You can even edit them with the included image editor (video can also be editided), which will not have Photoshop sleeping with one eye open, but for basic editing it comes up trumps. It also saves you having to find that pesky USB cable to attach the device to your computer.
Another luxury is using your handset as an MP3 player, and once again, the C6-01 provides that ability admirably. Sliding between albums is simple, each displayed with the album cover, and we found no negatives with the sound quality. We find it hard to not rate the built-in Symbian offering, to be honest.
With all the internals catered for, it is only really the looks left to pick apart. A Picasso it ain’t, but the metal black casing coupled with its pocket dimensions gives the C6-01 a unique quality. The trade-off for a smaller screen is portability and a very robust feel, which is great for those who know they are accident-prone. Some may find it ‘heavy’, but we like to know a phone is safely in our pockets and 130g or thereabouts is hardly like carrying an anvil.
The black plastic button in the middle does cheapen the look of the front somewhat, but apart from that, the C6-01 is not really going to offend unless you have a particular dislike for Candybar-style handsets.

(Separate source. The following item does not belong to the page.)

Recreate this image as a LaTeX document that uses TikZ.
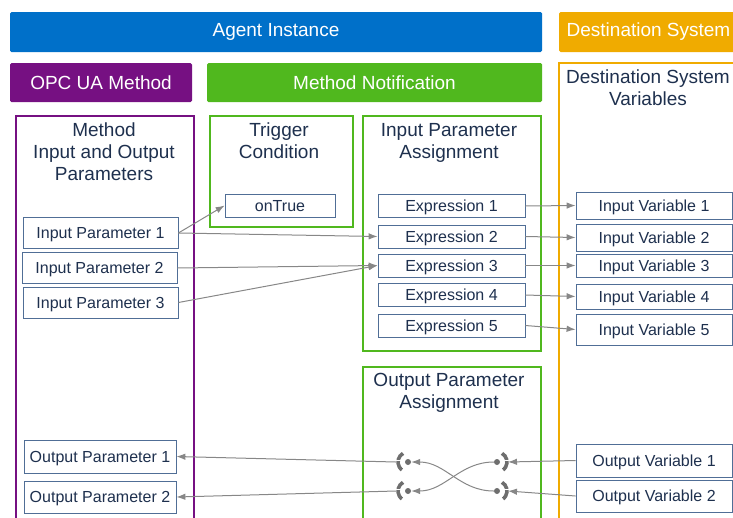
\documentclass[tikz,border=0pt]{standalone}
\usepackage{fontspec}
\setmainfont{Liberation Sans}
\usepackage{tikz}
\usetikzlibrary{arrows.meta}

\definecolor{agentblue}{RGB}{0,112,201}
\definecolor{destorange}{RGB}{240,171,0}
\definecolor{opcpurple}{RGB}{118,16,130}
\definecolor{notegreen}{RGB}{80,184,30}
\definecolor{inkblue}{RGB}{30,48,78}
\definecolor{boxblue}{RGB}{80,110,150}
\definecolor{linkgray}{RGB}{135,135,135}
\definecolor{pluggray}{RGB}{110,110,110}

\begin{document}
\begin{tikzpicture}[x=1pt,y=-1pt,
  bar/.style={fill=#1, text=white, rounded corners=1.5pt, inner sep=0pt,
    font=\fontsize{19}{22}\selectfont},
  frame/.style={draw=#1, line width=2.8pt},
  heading/.style={text=inkblue, align=center, anchor=north, inner sep=0pt,
    font=\fontsize{19}{22}\selectfont},
  item/.style={draw=boxblue, fill=white, text=inkblue, line width=0.8pt,
    inner sep=0pt, text depth=0pt, font=\fontsize{16}{18}\selectfont},
  param/.style={item, minimum width=155, minimum height=31},
  expr/.style={item, minimum width=147, minimum height=23},
  var/.style={item, minimum width=156, minimum height=27},
  link/.style={draw=linkgray, line width=1pt, -{Latex[length=9pt,width=6.5pt]}},
  plug/.style={circle, fill=pluggray, inner sep=0pt, minimum size=6pt},
  cup/.style={draw=pluggray, line width=3.6pt,
    dash pattern=on 8.3pt off 1.2pt on 10pt}]
\useasboundingbox (0,0) rectangle (733,517);

% header bars
\node[bar=agentblue, minimum width=532, minimum height=40] (agent) at (276,32) {Agent Instance};
\node[bar=destorange, minimum width=179, minimum height=40] (dest) at (648.5,32) {Destination System};
\node[bar=opcpurple, minimum width=182, minimum height=39] (opc) at (101,82.5) {OPC UA Method};
\node[bar=notegreen, minimum width=335, minimum height=39] (notify) at (374.5,82.5) {Method Notification};

% column frames
\draw[frame=destorange, line width=2pt] (559,63) rectangle (760,540);
\draw[frame=opcpurple] (16,116) rectangle (194,540);
\draw[frame=notegreen] (210,116) rectangle (353,227);
\draw[frame=notegreen] (363,116) rectangle (541,351);
\draw[frame=notegreen] (363,367) rectangle (541,540);

\node[heading] (destvars) at (648,70) {Destination System\\Variables};
\node[heading] (params) at (104,123) {Method\\Input and Output\\Parameters};
\node[heading] (trigger) at (279,123) {Trigger\\Condition};
\node[heading] (inassign) at (449,123) {Input Parameter\\Assignment};
\node[heading] (outassign) at (449,373) {Output Parameter\\Assignment};

% method parameters
\node[param] (ip1) at (100.5,233) {Input Parameter 1};
\node[param] (ip2) at (99.5,268) {Input Parameter 2};
\node[param] (ip3) at (100.5,302.5) {Input Parameter 3};
\node[param, minimum width=152, minimum height=33] (op1) at (100,456.5) {Output Parameter 1};
\node[param, minimum width=152, minimum height=32] (op2) at (100,497) {Output Parameter 2};

\node[expr, minimum width=110] (ontrue) at (280,205.5) {onTrue};

% expressions
\node[expr] (e1) at (451.5,206) {Expression 1};
\node[expr] (e2) at (451.5,236.5) {Expression 2};
\node[expr] (e3) at (451.5,265.5) {Expression 3};
\node[expr] (e4) at (451.5,295) {Expression 4};
\node[expr] (e5) at (451.5,325.5) {Expression 5};

% destination variables
\node[var] (iv1) at (654,205.5) {Input Variable 1};
\node[var] (iv2) at (654,237.5) {Input Variable 2};
\node[var, minimum height=23] (iv3) at (654,265.5) {Input Variable 3};
\node[var, minimum height=25] (iv4) at (654,296.5) {Input Variable 4};
\node[var, minimum height=31] (iv5) at (654,329.5) {Input Variable 5};
\node[var, minimum height=33] (ov1) at (654,460.5) {Output Variable 1};
\node[var, minimum height=32] (ov2) at (654,496) {Output Variable 2};

% input wiring
\draw[link] (ip1.east) -- (ontrue.west);
\draw[link] (ip1.east) -- (e2.west);
\draw[link] (ip2.east) -- (e3.west);
\draw[link] (ip3.east) -- (e3.west);
\foreach \i in {1,...,5}
  \draw[link] (e\i.east) -- (iv\i.west);

% output sockets
\node[plug] (ol1) at (408,462) {};
\node[plug] (ol2) at (408,491) {};
\node[plug] (or1) at (497,462) {};
\node[plug] (or2) at (497,491) {};
\foreach \s in {ol1,ol2}
  \draw[cup] (\s.center) ++(120:10pt) arc[start angle=120, end angle=240, radius=10pt];
\foreach \s in {or1,or2}
  \draw[cup] (\s.center) ++(60:10pt) arc[start angle=60, end angle=-60, radius=10pt];

% output wiring
\draw[link] (ov1.west) -- ([xshift=11pt]or1.center);
\draw[link] (ov2.west) -- ([xshift=11pt]or2.center);
\draw[link] (or1.west) to[out=180, in=0] (ol2.east);
\draw[link] (or2.west) to[out=180, in=0] (ol1.east);
\draw[link] ([xshift=-12pt]ol1.center) -- (op1.east);
\draw[link] ([xshift=-12pt]ol2.center) -- (op2.east);
\end{tikzpicture}
\end{document}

Rounding off the package is Bluetooth connectivity, 720p Video and recording, FM Stereo Radio with RDS, a respectable battery life, video calling and the expected array of social networking feeds to keep you up to date with what your friends are doing. This is a phone that really does not skimp on useful additions.
It may not have the Carl Zeiss 12-megapixel camera, an HDMI port and be as blessed in the processor department, but its affordability combines nicely with Symbian^3.
If you want a Symbian phone but don’t wish to splash out for the N8 or the E7, you will be more than impressed with this excellent value handset. It embodies what Nokia does best: High quality hardware in an affordable device.
The Nokia C6-01 may lack the pizzazz of the N8 and physical keyboard the E7, but who really minds when it saves you a few hundred quid?